◆ **To do**
Only the lines from the one containing "Output the Python" through the one containing "0.727, 0.722, 0.711]" should be output, both ends included and exactly as they appear, minus any pictures.

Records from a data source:

__________________________________________________

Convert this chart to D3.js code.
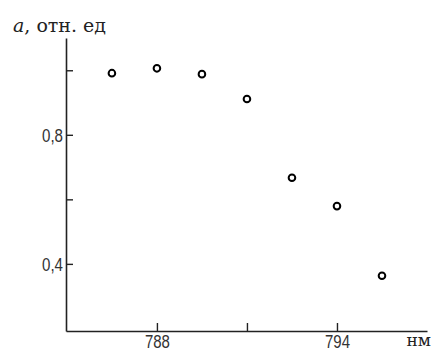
<!DOCTYPE html>
<html><head><meta charset="utf-8">
<script src="https://cdn.jsdelivr.net/npm/d3@7"></script>
<style>
html,body{margin:0;padding:0;background:#fff;}
svg{display:block;}
.tick text{font-family:"Liberation Sans",Arial,sans-serif;font-size:18px;fill:#333;}
</style></head>
<body>
<svg id="c" width="435" height="351"></svg>
<script>
const wavelength = [786.5, 788.0, 789.5, 791.0, 792.5, 794.0, 795.5];
const absorption = [0.991, 1.006, 0.988, 0.911, 0.667, 0.579, 0.363];
const xTicks = [788, 791, 794];
const xTickLabels = ["788", "", "794"];
const yTicks = [0.4, 0.6, 0.8, 1.0];
const yTickLabels = ["0,4", "", "0,8", ""];

const svg = d3.select("#c");
const x = d3.scaleLinear().domain([784.97, 797]).range([66, 427]);
const y = d3.scaleLinear().domain([0.192, 1.1]).range([331, 38]);

const ax = svg.append("g").attr("transform","translate(0,331)")
  .call(d3.axisBottom(x).tickValues(xTicks).tickSizeInner(-8).tickSizeOuter(0).tickPadding(6)
    .tickFormat((d,i)=>xTickLabels[i]));
const ay = svg.append("g").attr("transform","translate(66,0)")
  .call(d3.axisLeft(y).tickValues(yTicks).tickSizeInner(-7).tickSizeOuter(0).tickPadding(3)
    .tickFormat((d,i)=>yTickLabels[i]));
[ax, ay].forEach(g=>{
  g.selectAll("path.domain").attr("stroke","#222").attr("stroke-width",1.6);
  g.selectAll(".tick line").attr("stroke","#222").attr("stroke-width",1.4);
});
// narrow digit glyphs like the reference
ax.selectAll(".tick text").filter(function(){return this.textContent;})
  .attr("textLength",25).attr("lengthAdjust","spacingAndGlyphs");
ay.selectAll(".tick text").filter(function(){return this.textContent;})
  .attr("textLength",21).attr("lengthAdjust","spacingAndGlyphs").attr("dy","0.36em");
// keep bottom labels inside the frame
ax.selectAll(".tick text").attr("dy","0.62em");

svg.append("g").selectAll("circle").data(wavelength).join("circle")
  .attr("cx",(d)=>x(d)).attr("cy",(d,i)=>y(absorption[i])).attr("r",3.3)
  .attr("fill","#fff").attr("stroke","#000").attr("stroke-width",2);

svg.append("text").attr("x",13).attr("y",32)
  .attr("font-family","DejaVu Serif").attr("font-size",19).attr("fill","#222")
  .html('<tspan font-style="italic">a</tspan>, отн. ед');
svg.append("text").attr("x",431).attr("y",346).attr("text-anchor","end")
  .attr("font-family","DejaVu Serif").attr("font-size",17).attr("fill","#222")
  .text("нм");
</script>
</body></html>
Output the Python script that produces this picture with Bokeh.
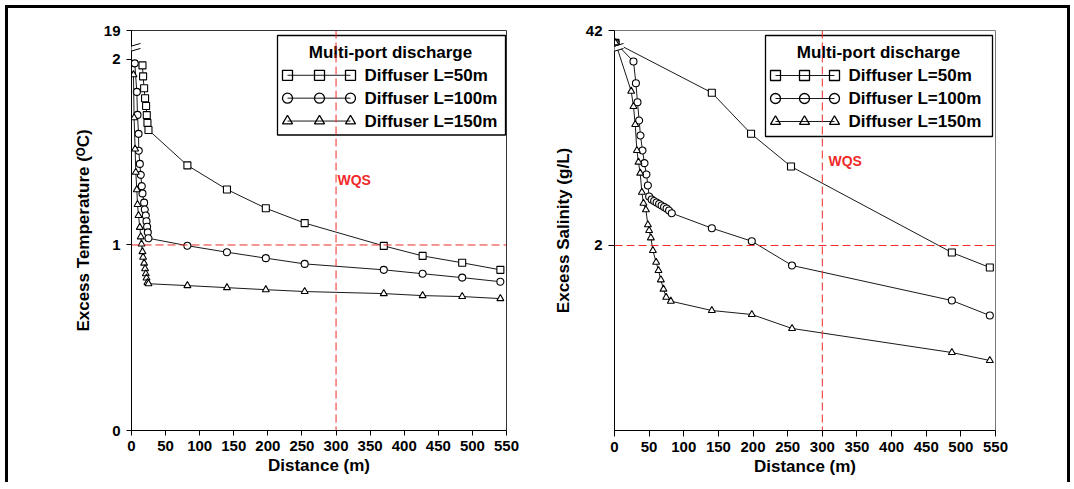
from bokeh.plotting import figure
from bokeh.layouts import row
from bokeh.models import Range1d, FixedTicker, CustomJSTickFormatter, Span, Label, Arrow
from bokeh.core.properties import value
from bokeh.embed import file_html
from bokeh.resources import INLINE

# ---------------- data: excess temperature (left) ----------------
temp_x_50 = [16.1, 17.0, 18.5, 19.9, 21.4, 22.4, 23.4, 24.9, 82, 140, 197, 254, 370, 427, 485, 541]
temp_y_50 = [1.968, 1.909, 1.845, 1.791, 1.749, 1.700, 1.658, 1.620, 1.429, 1.299, 1.198, 1.118, 0.995, 0.941, 0.904, 0.866]
temp_x_100 = [4.8, 7.8, 8.8, 10.3, 10.7, 12.2, 13.6, 15.1, 16.1, 18.5, 19.5, 21.0, 22.0, 22.9, 23.9, 24.9,
              82, 140, 197, 254, 370, 427, 485, 541]
temp_y_100 = [1.979, 1.825, 1.701, 1.599, 1.508, 1.437, 1.378, 1.317, 1.278, 1.228, 1.191, 1.159, 1.128, 1.098,
              1.068, 1.036, 0.996, 0.961, 0.929, 0.898, 0.866, 0.845, 0.824, 0.802]
temp_x_150 = [2.9, 3.8, 5.3, 6.3, 7.8, 8.8, 10.3, 12.2, 13.6, 14.7, 16.1, 17.0, 18.5, 19.9, 21.0, 22.0, 23.4, 24.9,
              82, 140, 197, 254, 370, 427, 485, 541]
temp_y_150 = [1.918, 1.686, 1.517, 1.392, 1.298, 1.218, 1.159, 1.095, 1.044, 1.005, 0.964, 0.934, 0.902, 0.872,
              0.845, 0.822, 0.798, 0.791, 0.781, 0.770, 0.759, 0.749, 0.738, 0.727, 0.722, 0.711]

# ---------------- data: excess salinity (right) ----------------
sal_x_50 = [1.5, 140.5, 197.1, 254.8, 487, 541.8]
sal_y_50 = [4.19, 3.651, 3.208, 2.854, 1.924, 1.762]
sal_x_100 = [1.5, 27.4, 30.9, 33.2, 35.6, 37.5, 40.4, 43.3, 46.1, 48.2, 50.0, 53.6, 57.2, 60.8, 64.4, 68.0,
             71.6, 75.2, 78.8, 82.7, 140.5, 198.2, 256.3, 487, 541.8]
sal_y_100 = [4.19, 3.989, 3.754, 3.549, 3.351, 3.189, 3.027, 2.890, 2.768, 2.649, 2.530, 2.497, 2.481, 2.465,
             2.449, 2.432, 2.416, 2.400, 2.378, 2.349, 2.187, 2.046, 1.784, 1.405, 1.243]
sal_x_150 = [1.5, 24.1, 27.4, 29.9, 32.3, 34.6, 37.1, 39.5, 41.8, 45.3, 48.2, 50.0, 52.5, 55.4, 60.1, 63.5,
             66.9, 70.7, 74.6, 81.3, 140.5, 198.2, 256.3, 487, 541.8]
sal_y_150 = [4.19, 3.668, 3.503, 3.308, 3.027, 2.901, 2.782, 2.576, 2.457, 2.386, 2.224, 2.162, 2.083, 1.946,
             1.819, 1.730, 1.629, 1.528, 1.441, 1.398, 1.297, 1.254, 1.103, 0.843, 0.757]

series_labels = ["Diffuser L=50m", "Diffuser L=100m", "Diffuser L=150m"]
series_markers = ["square", "circle", "triangle"]
legend_title = "Multi-port discharge"
x_ticks = [0, 50, 100, 150, 200, 250, 300, 350, 400, 450, 500, 550]
temp_ticks = [0, 1, 2]
temp_top, temp_top_label = 2.156, "19"
sal_ticks = [2]
sal_top, sal_top_label = 4.324, "42"
wqs_distance = 300
temp_wqs, sal_wqs = 1, 2

FONT = "Liberation Sans"
RED = "#ee2a2a"
LINE = "#1a1a1a"
ORIGIN = 8          # page offset of the figures (5px margin + 3px frame)
FIG_H = 474


def make_panel(width, mbl, mbr, fx0, fx1, fy0, fy1, ytop, yticks, top_label, ylabel, lstand, tick_out,
               outline, series, wqs_y, legend_px, wqs_px):
    mbt = fy0 - ORIGIN
    p = figure(width=width, height=FIG_H, output_backend="svg", toolbar_location=None,
               x_range=Range1d(0, 550), y_range=Range1d(0, ytop),
               min_border_left=mbl, min_border_right=mbr, min_border_top=mbt,
               min_border_bottom=FIG_H - mbt - (fy1 - fy0))
    p.background_fill_color = "white"
    p.border_fill_color = "white"
    p.outline_line_color = outline
    p.outline_line_width = 1
    p.xgrid.visible = False
    p.ygrid.visible = False

    # px -> data helpers (for decorations only)
    def dx(px):
        return (px - fx0) / (fx1 - fx0) * 550

    def dy(py):
        return (fy1 - py) / (fy1 - fy0) * ytop

    for ax in (p.xaxis[0], p.yaxis[0]):
        ax.axis_label_text_font = FONT
        ax.axis_label_text_font_style = "bold"
        ax.axis_label_text_font_size = "17px"
        ax.axis_label_text_color = "black"
        ax.major_label_text_font = FONT
        ax.major_label_text_font_style = "bold"
        ax.major_label_text_font_size = "15px"
        ax.major_label_text_color = "black"
        ax.major_tick_in = 0
        ax.major_tick_out = tick_out
        ax.minor_tick_line_color = None
        ax.axis_line_color = "black"
        ax.major_tick_line_color = "black"

    p.xaxis.ticker = FixedTicker(ticks=x_ticks)
    p.xaxis.axis_label = "Distance (m)"
    p.xaxis.major_label_standoff = 5
    p.xaxis.axis_label_standoff = 2

    p.yaxis.ticker = FixedTicker(ticks=yticks + [ytop])
    p.yaxis.formatter = CustomJSTickFormatter(args=dict(top=ytop, lab=top_label),
                                              code="return (Math.abs(tick - top) < 1e-6) ? lab : tick.toFixed(0);")
    p.yaxis.axis_label = ylabel
    p.yaxis.major_label_standoff = 6
    p.yaxis.axis_label_standoff = lstand

    # data series
    for (xs, ys), mk in zip(series, series_markers):
        p.line(xs, ys, line_color=LINE, line_width=1)
        p.scatter(xs, ys, marker=mk, size=7, fill_color="white", line_color="black", line_width=1.1)

    # legend box (drawn by hand so each sample shows three markers)
    lx0, lx1, ly0, ly1, mxs, tx, tcx, rows, ty = legend_px
    p.quad(left=dx(lx0), right=dx(lx1), top=dy(ly0), bottom=dy(ly1), fill_color="white",
           line_color="black", line_width=1.3)
    p.text(x=[dx(tcx)], y=[dy(ty)], text=[legend_title], text_font=value(FONT), text_font_style="bold",
           text_font_size="17px", text_align="center", text_baseline="middle", text_color="black")
    for mk, lab, ry in zip(series_markers, series_labels, rows):
        p.line([dx(mxs[0]), dx(mxs[-1])], [dy(ry), dy(ry)], line_color=LINE, line_width=1)
        p.scatter([dx(m) for m in mxs], [dy(ry)] * 3, marker=mk, size=10, fill_color=None,
                  line_color="black", line_width=1.3)
        p.text(x=[dx(tx)], y=[dy(ry)], text=[lab], text_font=value(FONT), text_font_style="bold",
               text_font_size="17px", text_align="left", text_baseline="middle", text_color="black")

    # water quality standard lines
    p.add_layout(Span(location=wqs_distance, dimension="height", line_color=RED, line_width=1,
                      line_dash="8 4"))
    p.add_layout(Span(location=wqs_y, dimension="width", line_color=RED, line_width=1, line_dash="8 4"))
    wx, wy = wqs_px
    p.add_layout(Label(x=dx(wx), y=dy(wy), text="WQS", text_font=FONT, text_font_style="bold",
                       text_font_size="14px", text_color=RED, text_baseline="middle", text_align="left"))

    # axis break marks
    bx0, bx1 = fx0 - 8, fx0 + 9
    for (ya, yb, col, w) in [(50.5, 45.5, "white", 4), (48, 43, "black", 1), (53, 48, "black", 1)]:
        p.add_layout(Arrow(start=None, end=None, x_start=dx(bx0), y_start=dy(ya), x_end=dx(bx1), y_end=dy(yb),
                           line_color=col, line_width=w))
    return p


left = make_panel(542, 123, 44, 131, 506, 30, 432, temp_top, temp_ticks, temp_top_label,
                  "Excess Temperature (\u1d3cC)", 8, 5, "#333333",
                  [(temp_x_50, temp_y_50), (temp_x_100, temp_y_100), (temp_x_150, temp_y_150)], temp_wqs,
                  (277, 505, 35, 135, [287, 319, 350], 364, 390, [75, 98, 121], 52), (337, 180))

right = make_panel(517, 64, 72, 614, 995, 30, 430, sal_top, sal_ticks, sal_top_label,
                   "Excess Salinity (g/L)", 10, 6, "#777777",
                   [(sal_x_50, sal_y_50), (sal_x_100, sal_y_100), (sal_x_150, sal_y_150)], sal_wqs,
                   (765, 992, 35, 136, [775, 804, 834], 848, 878, [75, 98, 121], 52), (828, 160))

layout = row(left, right, styles={"margin-left": "5px", "margin-top": "5px",
                                  "border-top": "3px solid black", "border-left": "3px solid black",
                                  "border-right": "3px solid black"})

open("out.html", "w").write(file_html(layout, INLINE))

__________________________________________________

◆ **Full solution**
Output the Python script that produces this picture with Bokeh.
from bokeh.plotting import figure
from bokeh.layouts import row
from bokeh.models import Range1d, FixedTicker, CustomJSTickFormatter, Span, Label, Arrow
from bokeh.core.properties import value
from bokeh.embed import file_html
from bokeh.resources import INLINE

# ---------------- data: excess temperature (left) ----------------
temp_x_50 = [16.1, 17.0, 18.5, 19.9, 21.4, 22.4, 23.4, 24.9, 82, 140, 197, 254, 370, 427, 485, 541]
temp_y_50 = [1.968, 1.909, 1.845, 1.791, 1.749, 1.700, 1.658, 1.620, 1.429, 1.299, 1.198, 1.118, 0.995, 0.941, 0.904, 0.866]
temp_x_100 = [4.8, 7.8, 8.8, 10.3, 10.7, 12.2, 13.6, 15.1, 16.1, 18.5, 19.5, 21.0, 22.0, 22.9, 23.9, 24.9,
              82, 140, 197, 254, 370, 427, 485, 541]
temp_y_100 = [1.979, 1.825, 1.701, 1.599, 1.508, 1.437, 1.378, 1.317, 1.278, 1.228, 1.191, 1.159, 1.128, 1.098,
              1.068, 1.036, 0.996, 0.961, 0.929, 0.898, 0.866, 0.845, 0.824, 0.802]
temp_x_150 = [2.9, 3.8, 5.3, 6.3, 7.8, 8.8, 10.3, 12.2, 13.6, 14.7, 16.1, 17.0, 18.5, 19.9, 21.0, 22.0, 23.4, 24.9,
              82, 140, 197, 254, 370, 427, 485, 541]
temp_y_150 = [1.918, 1.686, 1.517, 1.392, 1.298, 1.218, 1.159, 1.095, 1.044, 1.005, 0.964, 0.934, 0.902, 0.872,
              0.845, 0.822, 0.798, 0.791, 0.781, 0.770, 0.759, 0.749, 0.738, 0.727, 0.722, 0.711]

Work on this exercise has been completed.